The police, too, have been caught up in this moral crusade, enforcing the new drink-driving laws with a rigour that comes close to harassment. Drivers are likely to encounter police checkpoints anywhere and at any hour of the day – even on their way to work in the morning.

Police justify this by saying people can still be over the limit from the night before. But really, how many serious accidents are caused by drunks driving to work? It’s ridiculous, and it lends weight to the suspicion that it’s more about revenue gathering than road safety.
Of course the statistics look good if they show that police  have trapped hundreds of slightly over-the-limit drivers, thereby preventing (or so they would like us to believe) mayhem and carnage on the roads. But this over-zealous crackdown risks alienating public goodwill, especially when anecdotal evidence suggests that people dialling 111 about what might be called “real” crime – break-ins, shoplifting, stock thefts and the like – are often told the police don’t have the resources to respond.


Lindsay Mitchell said...

The degree of support for the waitress was an unpleasant surprise when Sean Plunket canvassed the issue on Radio Live. Sean took a similar line to you Karl.

Many of the callers condemning the pregnant patron were male. I sent the following comment:

"This argument about drinking during pregnancy can be taken to another level.

What about men smoking and drinking as prospective fathers?

Here's a scientific finding:

"Heavy smoking was associated with decreased sperm counts and alcohol consumption was associated with increased numbers of morphologically abnormal sperm. "

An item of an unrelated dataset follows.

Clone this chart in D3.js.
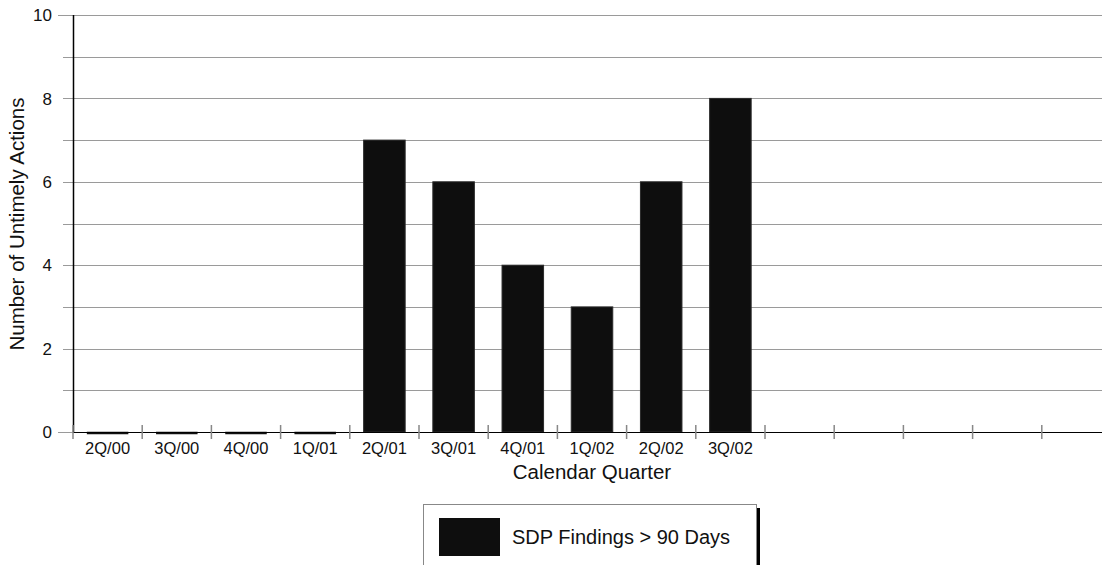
<!DOCTYPE html>
<html>
<head>
<meta charset="utf-8">
<script src="https://cdn.jsdelivr.net/npm/d3@7"></script>
<style>
  html, body { margin: 0; padding: 0; background: #fff; }
  svg { display: block; font-family: "Liberation Sans", Arial, sans-serif; }
</style>
</head>
<body>
<svg id="chart" width="1102" height="565"></svg>
<script>
const categories = ["2Q/00","3Q/00","4Q/00","1Q/01","2Q/01","3Q/01","4Q/01","1Q/02","2Q/02","3Q/02","","","","",""];
const values = [0, 0, 0, 0, 7, 6, 4, 3, 6, 8, null, null, null, null, null];
const yTicks = [0, 2, 4, 6, 8, 10];
const yGrid = [0,1,2,3,4,5,6,7,8,9,10];
const seriesName = "SDP Findings > 90 Days";
const xTitle = "Calendar Quarter";
const yTitle = "Number of Untimely Actions";

(function () {
const svg = d3.select("#chart");
const pLeft = 73, pRight = 1111, pTop = 15, pBottom = 432;

const x = d3.scaleBand().domain(d3.range(categories.length)).range([pLeft, pRight])
  .paddingInner(0.4).paddingOuter(0.2);
const step = x.step();
const y = d3.scaleLinear().domain([0, 10]).range([pBottom, pTop]);

// gridlines
svg.append("g").selectAll("line").data(yGrid).join("line")
  .attr("x1", d => (d === 0 || d === 10) ? 58 : 63)
  .attr("x2", pRight)
  .attr("y1", d => Math.round(y(d)) + 0.5)
  .attr("y2", d => Math.round(y(d)) + 0.5)
  .attr("stroke", "#9a9a9a").attr("stroke-width", 1);

// y tick labels
svg.append("g").selectAll("text").data(yTicks).join("text")
  .attr("x", 52).attr("y", d => y(d))
  .attr("dy", "0.36em")
  .attr("text-anchor", "end")
  .attr("font-size", 17).attr("fill", "#111")
  .text(d => d);

// bars
const bars = values.map((v, i) => ({ v, i })).filter(d => d.v !== null);
svg.append("g").selectAll("rect").data(bars.filter(d => d.v > 0)).join("rect")
  .attr("x", d => x(d.i))
  .attr("y", d => y(d.v))
  .attr("width", x.bandwidth())
  .attr("height", d => y(0) - y(d.v))
  .attr("fill", "#0e0e0e").attr("stroke", "#2a2a2a").attr("stroke-width", 1);
// zero-value bars drawn as a flat bar at the baseline
svg.append("g").selectAll("line").data(bars.filter(d => d.v === 0)).join("line")
  .attr("x1", d => x(d.i)).attr("x2", d => x(d.i) + x.bandwidth())
  .attr("y1", y(0) + 1).attr("y2", y(0) + 1)
  .attr("stroke", "#111").attr("stroke-width", 2.5);

// axes lines
svg.append("line").attr("x1", pLeft + 0.5).attr("x2", pLeft + 0.5)
  .attr("y1", pTop).attr("y2", pBottom + 0.5).attr("stroke", "#000").attr("stroke-width", 1.5);
svg.append("line").attr("x1", pLeft).attr("x2", pRight)
  .attr("y1", pBottom + 0.5).attr("y2", pBottom + 0.5).attr("stroke", "#000").attr("stroke-width", 1.2);

// x ticks at band boundaries
svg.append("g").selectAll("line").data(d3.range(categories.length)).join("line")
  .attr("x1", i => pLeft + i * step).attr("x2", i => pLeft + i * step)
  .attr("y1", pBottom - 7).attr("y2", pBottom + 7)
  .attr("stroke", "#888").attr("stroke-width", 1.5);

// x tick labels
svg.append("g").selectAll("text").data(categories.map((c, i) => ({ c, i }))).join("text")
  .attr("x", d => x(d.i) + x.bandwidth() / 2)
  .attr("y", 454)
  .attr("text-anchor", "middle")
  .attr("font-size", 16.5).attr("fill", "#111")
  .text(d => d.c);

// axis titles
svg.append("text").attr("x", (pLeft + pRight) / 2).attr("y", 479)
  .attr("text-anchor", "middle").attr("font-size", 20.5).attr("fill", "#111")
  .text(xTitle);
svg.append("text").attr("transform", "translate(24,224) rotate(-90)")
  .attr("text-anchor", "middle").attr("font-size", 20.5).attr("fill", "#111")
  .text(yTitle);

// legend
const lg = svg.append("g");
lg.append("rect").attr("x", 757).attr("y", 508).attr("width", 3).attr("height", 80).attr("fill", "#000");
lg.append("rect").attr("x", 423.5).attr("y", 504.5).attr("width", 333).attr("height", 80)
  .attr("fill", "#fff").attr("stroke", "#888").attr("stroke-width", 1);
lg.append("rect").attr("x", 439).attr("y", 518).attr("width", 61).attr("height", 38).attr("fill", "#0e0e0e");
lg.append("text").attr("x", 512).attr("y", 537).attr("dy", "0.36em")
  .attr("font-size", 20).attr("fill", "#111").text(seriesName);
})();
</script>
</body>
</html>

So should bar staff be asking a male patron if he is part of a couple 'trying to get pregnant' before serving him?

Ultimately, only personal responsibility positively affects behaviour."

Karl du Fresne said...

There were a few predictably loony comments on the Nelson Mail website (e.g. "Drinking should be punishable by law"), but overall the tone was encouraging. Most New Zealanders have more common sense than to be taken in by the promoters of moral panic, even if Parliament and the police don't.